The panel was created after workers at the country's garment-manufacturing hub of Ashulia on the outskirts of the capital left their factories en masse yesterday to demand an increase in wages.

A typical Bangladeshi garment worker takes home less than Dh140 a month, a wage that Pope Francis has condemned as akin to slave labour. Their minimum wage was last raised - by 80 per cent - in November 2010.

"We've set up a minimum wage board for the garment sector. We did it in view of the workers' demand to hike their salaries," the textile minister Abdul Latif Siddique said.

The panel will include union representatives as well as factory owners.

"There is no doubt the salaries will be hiked," he said.

The announcement came as the death toll from the country's worst industrial disaster climbed to 1,126, 19 days after a nine-storey garment factory complex in a suburb of Dhaka caved in and buried thousands of workers.

"Up to 30 factories suspended production for the day as tens of thousands of workers refused to work," said Shyamol Kumar Mukharjee, a police official in Dhaka.

They also demanded the death penalty for Sohel Rana, the owner of the collapsed Rana Plaza complex, who was arrested at Bangladesh's main border crossing with India after a four-day manhunt last month.

He is accused of forcing labourers to work on April 24, the day of the collapse, even though cracks appeared in the building a day before.

Mr Rana, a low-level official from the ruling Awami League party, is also accused of breaking construction laws by allowing factories to operate inside a commercial building designed for shops and banks.

The confirmed death toll in the Rana Plaza collapse was 1,126 yesterday and could still rise as cranes and bulldozers have yet to move all the rubble.

The nine-storey complex in the town of Savar, a suburb of Dhaka, made clothing for Western retailers including Britain's Primark, Spain's Mango and the Italian chain Benetton.

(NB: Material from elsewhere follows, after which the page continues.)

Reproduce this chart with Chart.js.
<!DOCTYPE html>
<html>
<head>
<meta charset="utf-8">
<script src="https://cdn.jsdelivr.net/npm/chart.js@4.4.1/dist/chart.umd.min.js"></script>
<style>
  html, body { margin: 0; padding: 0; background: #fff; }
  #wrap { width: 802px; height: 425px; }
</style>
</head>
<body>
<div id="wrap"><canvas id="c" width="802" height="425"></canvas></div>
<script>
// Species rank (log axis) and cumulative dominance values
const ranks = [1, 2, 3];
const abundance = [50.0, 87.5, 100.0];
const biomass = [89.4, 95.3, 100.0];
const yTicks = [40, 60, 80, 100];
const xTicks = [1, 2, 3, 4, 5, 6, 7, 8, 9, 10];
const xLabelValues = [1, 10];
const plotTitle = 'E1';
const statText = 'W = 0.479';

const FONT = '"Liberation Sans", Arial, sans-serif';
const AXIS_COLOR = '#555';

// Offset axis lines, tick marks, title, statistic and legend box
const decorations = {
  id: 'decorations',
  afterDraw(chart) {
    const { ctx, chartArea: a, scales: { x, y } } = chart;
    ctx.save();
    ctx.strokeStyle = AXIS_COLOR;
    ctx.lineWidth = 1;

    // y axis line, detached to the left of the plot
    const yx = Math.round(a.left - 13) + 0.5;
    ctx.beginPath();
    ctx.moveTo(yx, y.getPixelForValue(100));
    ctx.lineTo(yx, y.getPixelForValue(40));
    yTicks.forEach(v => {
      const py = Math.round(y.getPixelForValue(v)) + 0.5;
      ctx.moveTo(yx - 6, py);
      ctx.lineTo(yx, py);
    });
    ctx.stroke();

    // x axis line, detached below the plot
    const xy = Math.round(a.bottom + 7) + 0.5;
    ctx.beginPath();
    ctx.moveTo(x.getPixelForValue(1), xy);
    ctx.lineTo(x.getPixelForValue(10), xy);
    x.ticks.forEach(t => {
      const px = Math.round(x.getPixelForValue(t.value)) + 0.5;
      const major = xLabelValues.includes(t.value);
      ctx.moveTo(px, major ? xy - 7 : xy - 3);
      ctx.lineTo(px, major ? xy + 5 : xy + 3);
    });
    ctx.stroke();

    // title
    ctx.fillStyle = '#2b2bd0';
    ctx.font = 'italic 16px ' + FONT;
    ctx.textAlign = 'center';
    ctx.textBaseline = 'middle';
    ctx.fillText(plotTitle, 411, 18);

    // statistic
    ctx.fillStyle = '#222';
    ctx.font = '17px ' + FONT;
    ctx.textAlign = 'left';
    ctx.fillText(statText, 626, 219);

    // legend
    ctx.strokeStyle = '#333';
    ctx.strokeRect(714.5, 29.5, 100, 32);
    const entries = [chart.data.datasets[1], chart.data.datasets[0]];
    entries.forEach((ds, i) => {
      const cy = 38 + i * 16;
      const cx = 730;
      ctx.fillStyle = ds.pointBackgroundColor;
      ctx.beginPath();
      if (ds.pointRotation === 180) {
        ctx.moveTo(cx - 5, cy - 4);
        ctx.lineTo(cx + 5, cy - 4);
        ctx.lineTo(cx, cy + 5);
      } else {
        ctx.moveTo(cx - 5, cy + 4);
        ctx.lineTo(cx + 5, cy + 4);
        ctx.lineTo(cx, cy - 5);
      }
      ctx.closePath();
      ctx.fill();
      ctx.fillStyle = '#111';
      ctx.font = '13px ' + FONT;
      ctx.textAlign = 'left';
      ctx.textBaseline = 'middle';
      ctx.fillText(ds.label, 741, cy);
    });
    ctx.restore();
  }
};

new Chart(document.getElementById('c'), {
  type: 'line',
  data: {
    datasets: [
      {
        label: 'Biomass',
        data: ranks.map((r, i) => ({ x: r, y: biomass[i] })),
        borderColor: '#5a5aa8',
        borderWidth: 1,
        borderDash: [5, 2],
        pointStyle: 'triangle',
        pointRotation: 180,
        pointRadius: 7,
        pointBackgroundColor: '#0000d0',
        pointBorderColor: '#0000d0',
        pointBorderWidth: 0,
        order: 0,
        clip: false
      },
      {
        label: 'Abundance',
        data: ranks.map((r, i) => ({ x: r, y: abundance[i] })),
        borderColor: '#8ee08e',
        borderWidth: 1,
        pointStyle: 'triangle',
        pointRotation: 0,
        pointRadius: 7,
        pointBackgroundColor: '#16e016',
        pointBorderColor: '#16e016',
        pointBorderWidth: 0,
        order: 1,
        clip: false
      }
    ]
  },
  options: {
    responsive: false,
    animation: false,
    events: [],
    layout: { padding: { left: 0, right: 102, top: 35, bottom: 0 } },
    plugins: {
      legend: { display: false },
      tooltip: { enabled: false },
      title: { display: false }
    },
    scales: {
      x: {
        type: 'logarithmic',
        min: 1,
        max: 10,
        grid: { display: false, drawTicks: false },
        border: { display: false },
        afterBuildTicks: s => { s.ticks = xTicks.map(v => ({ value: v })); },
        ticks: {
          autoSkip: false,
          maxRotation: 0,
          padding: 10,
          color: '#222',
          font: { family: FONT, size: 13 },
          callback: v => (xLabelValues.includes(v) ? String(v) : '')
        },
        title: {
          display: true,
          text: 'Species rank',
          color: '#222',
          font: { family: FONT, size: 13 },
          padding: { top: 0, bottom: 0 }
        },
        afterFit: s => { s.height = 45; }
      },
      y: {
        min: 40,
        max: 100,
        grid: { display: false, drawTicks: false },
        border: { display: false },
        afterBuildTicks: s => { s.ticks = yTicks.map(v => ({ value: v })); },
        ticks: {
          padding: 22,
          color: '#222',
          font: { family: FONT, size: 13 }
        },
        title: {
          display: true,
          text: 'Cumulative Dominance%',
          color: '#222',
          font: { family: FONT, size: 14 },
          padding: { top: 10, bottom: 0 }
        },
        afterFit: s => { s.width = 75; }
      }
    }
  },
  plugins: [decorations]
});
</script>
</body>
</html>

The government announced a high-level panel last week to inspect thousands of garment factories for building flaws, amid fears that Western labels would turn their backs on Bangladesh after a series of deadly accidents.

Last Thursday a garment factory fire in Dhaka killed eight people. Another fire last November killed 111 garment workers, the worst blaze in the history of the country's textile industry.

A total of 2,438 people were rescued from the ruins of Rana Plaze, which housed five garment factories.

An eighteen-year-old known only as Reshma was the last to be pulled out alive on Friday after she spent 17 days under the rubble. Doctors said she was recovering at a military hospital and was out of danger.

"She is fine and improving fast. I talked to her just a few minutes back. She said she had a good sleep and had her breakfast," Fakrul Islam said.

Dr Islam, who is part of the medical team treating the seamstress, said: "Her mother also spent the night with her in the bed next to her. She'll be staying with her until she recuperates fully."